Выбрать главу

— Ценный вклад в общее дело, — ввернул комментарий Мартин. Однако, Эдвин продолжил.

— Думаю, ему не больше двадцати — двадцати пяти лет. Обратите внимание на возраст жертв. 17–18 лет. Безымянные пальцы. Скорее всего, у него были отношения с девушкой такого же возраста, и расстались они недавно. Он знает куда бить — он знаком с анатомией. Может быть, студент-медик.

Комиссар Эггер одобрительно кивнул. Ему нравился этот парень.

— И что у нас получается?

— Студент старших курсов медицинского учреждения, который недавно расстался с подругой.

— Это сотни людей, — выдохнул Мартин. — Что по отпечаткам у первой жертвы?

Лота открыла ноутбук.

— На теле есть часть отпечатка ладони. Похоже, убийца действовал без перчаток. Оставлен на руке, когда он перетаскивал ее. Трудно будет его идентифицировать — оставлен кровью, но сильно смазан.

Как же Грета была далека от этого мира.

— Пошел на дело с ножом, но без перчаток, — уточнил Курт.

— Спонтанное убийство, — Маркус провел рукой по подбородку. — Он не готовился.

— Но носил с собой нож, — сказал Мартин.

— Что свидетели по первому убийству?

— Ничего, — ответила Лота, — Пусто. Скорее всего, он убил ее ночью. Ночью в тех местах мало людей.

— У Новой арены? — на лице Курта отразилось сомнение, — В тот день был футбольный матч.

— Точно, — подхватил Эдвин, — Кто-то должен был видеть.

— В таком случае наши свидетели — это тысячи людей во всех районах города, — Мартин понял неутешительные перспективы дела.

— А что перекупщик билетов? — спросил Курт.

— Я говорил с ним вчера, — ответил Мартин, — Говорит, кроме возни у помойки не видел ничего. Дохлый номер.

— Когда вы закончите пробивать отпечаток? — осведомился у Лоты Маркус.

— Компьютер выдает час-полтора.

Маркус удрученно покачал головой и вернулся к папке, принесенной Мартином.

Дом погрузился в тишину.

Все это время Грета трудилась на кухне, помешивая макароны в кастрюле и украдкой поглядывая в соседнюю комнату. Все, кроме отца, сидели к ней полубоком, отец — спиной, и она могла хорошо видеть Мартина, как и он мог видеть ее.
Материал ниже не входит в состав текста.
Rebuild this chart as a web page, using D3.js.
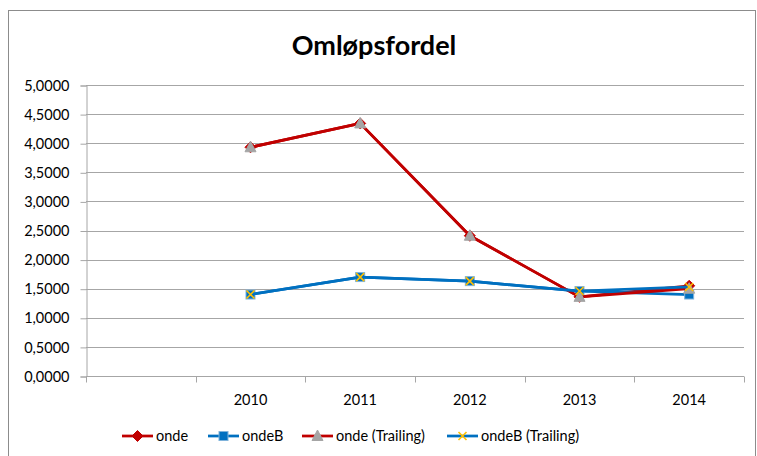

Но едва ли он бросил на Грету хотя бы один-единственный взгляд с тех пор как вошел. Словно забыл о ее существовании, если бы не одно но. Когда нервничал, он ерошил волосы, зачесывал пальцами назад. С тех пор как пришел, он сделал это движение уже несколько раз — это выдавало в нем потерянное душевное равновесие, но едва ли имелась малейшая вероятность, что это связано с Гретой.

Она не знала, злилась ли она на него так, как раньше, но какое-то смутное чувство тоской отдавалось в ее душе. Мартину, по подсчетам Греты, было двадцати восемь — двадцать девять, но из-за светлых вьющихся волос и манеры одеваться исключительно в джинсовые куртки, он казался младше своих лет. При первом взгляде на него Грета бы никогда не подумала, что этот парень не расстается с табельным оружием. Что этот парень убивал. Она вернулась к сковороде.
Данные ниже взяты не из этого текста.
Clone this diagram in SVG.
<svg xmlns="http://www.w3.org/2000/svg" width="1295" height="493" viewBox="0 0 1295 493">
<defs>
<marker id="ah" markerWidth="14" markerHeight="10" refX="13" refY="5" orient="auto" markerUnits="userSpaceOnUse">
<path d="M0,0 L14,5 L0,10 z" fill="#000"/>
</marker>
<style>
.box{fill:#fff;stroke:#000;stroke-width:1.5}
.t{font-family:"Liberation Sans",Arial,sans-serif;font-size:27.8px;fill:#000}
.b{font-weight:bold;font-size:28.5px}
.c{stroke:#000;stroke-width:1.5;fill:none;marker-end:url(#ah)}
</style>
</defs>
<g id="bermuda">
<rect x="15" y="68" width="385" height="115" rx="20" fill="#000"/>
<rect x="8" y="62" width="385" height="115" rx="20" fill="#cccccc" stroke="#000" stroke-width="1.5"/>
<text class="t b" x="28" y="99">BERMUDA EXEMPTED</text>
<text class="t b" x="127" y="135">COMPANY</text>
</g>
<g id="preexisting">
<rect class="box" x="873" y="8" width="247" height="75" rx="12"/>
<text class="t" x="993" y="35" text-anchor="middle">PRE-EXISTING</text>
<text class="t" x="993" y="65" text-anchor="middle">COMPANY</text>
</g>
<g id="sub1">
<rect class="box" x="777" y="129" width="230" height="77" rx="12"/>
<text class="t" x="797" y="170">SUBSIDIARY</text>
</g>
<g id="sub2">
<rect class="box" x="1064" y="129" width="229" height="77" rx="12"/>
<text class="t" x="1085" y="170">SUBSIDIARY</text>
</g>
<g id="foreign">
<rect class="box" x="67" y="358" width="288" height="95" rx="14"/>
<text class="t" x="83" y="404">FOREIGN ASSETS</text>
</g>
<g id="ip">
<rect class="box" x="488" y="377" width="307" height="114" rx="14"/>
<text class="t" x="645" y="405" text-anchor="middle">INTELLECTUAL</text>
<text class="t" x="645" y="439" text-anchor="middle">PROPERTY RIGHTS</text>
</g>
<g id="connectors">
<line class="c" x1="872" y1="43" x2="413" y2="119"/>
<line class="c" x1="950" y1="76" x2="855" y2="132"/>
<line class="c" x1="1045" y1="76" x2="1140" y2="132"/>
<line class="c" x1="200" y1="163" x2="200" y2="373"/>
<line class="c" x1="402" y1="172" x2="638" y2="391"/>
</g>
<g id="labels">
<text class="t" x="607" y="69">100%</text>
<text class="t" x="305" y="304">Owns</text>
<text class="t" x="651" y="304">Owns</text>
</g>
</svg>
Когда Грета заваривала чай, Мартин зашел на кухню и попросил стакан воды. Так попросил, будто между ними никогда ничего не было: ни поцелуев, ни смущенности, ни той ночи, когда уставший и мокрый, он лежал на ней, прижимал к себе, дрожащую и хрупкую. Будто он никогда не зарывался лицом в ее волосы, не покрывал поцелуями, не убаюкивал в объятиях и никогда не разрывал ее сердце на части, бросив, ничего не объяснив. Он смотрел на нее, и по его лицу было трудно понять, о чем он думал и что чувствовал. Может, и ничего. Она еще хранила набросок их рук, который нарисовала по прибытии домой из Каменной бухты. Она никому его не показывала кроме учителя живописи, даже Сунниве. Мартину тем более никогда не покажет. Было бы лучше выбросить его, или сунуть в дальний угол мансарды — ее угол забвения ненужных вещей, где хранится всякий хлам вроде обрезков паспарту, и где уже собирает пыль подаренный Мартином плюшевый кот. Пару раз Грета собиралась его выбросить, но рука так и не поднялась. Грета могла только гадать, что с ее рамкой с дельфинами из серебряной пластики сделал Мартин. Если ему было настолько наплевать на ее чувства, когда он ее бросал, что даже не поцеловал, не обнял на прощание, ее труды вполне могли в тот же день оказаться на помойке, или еще хуже — быть передарены.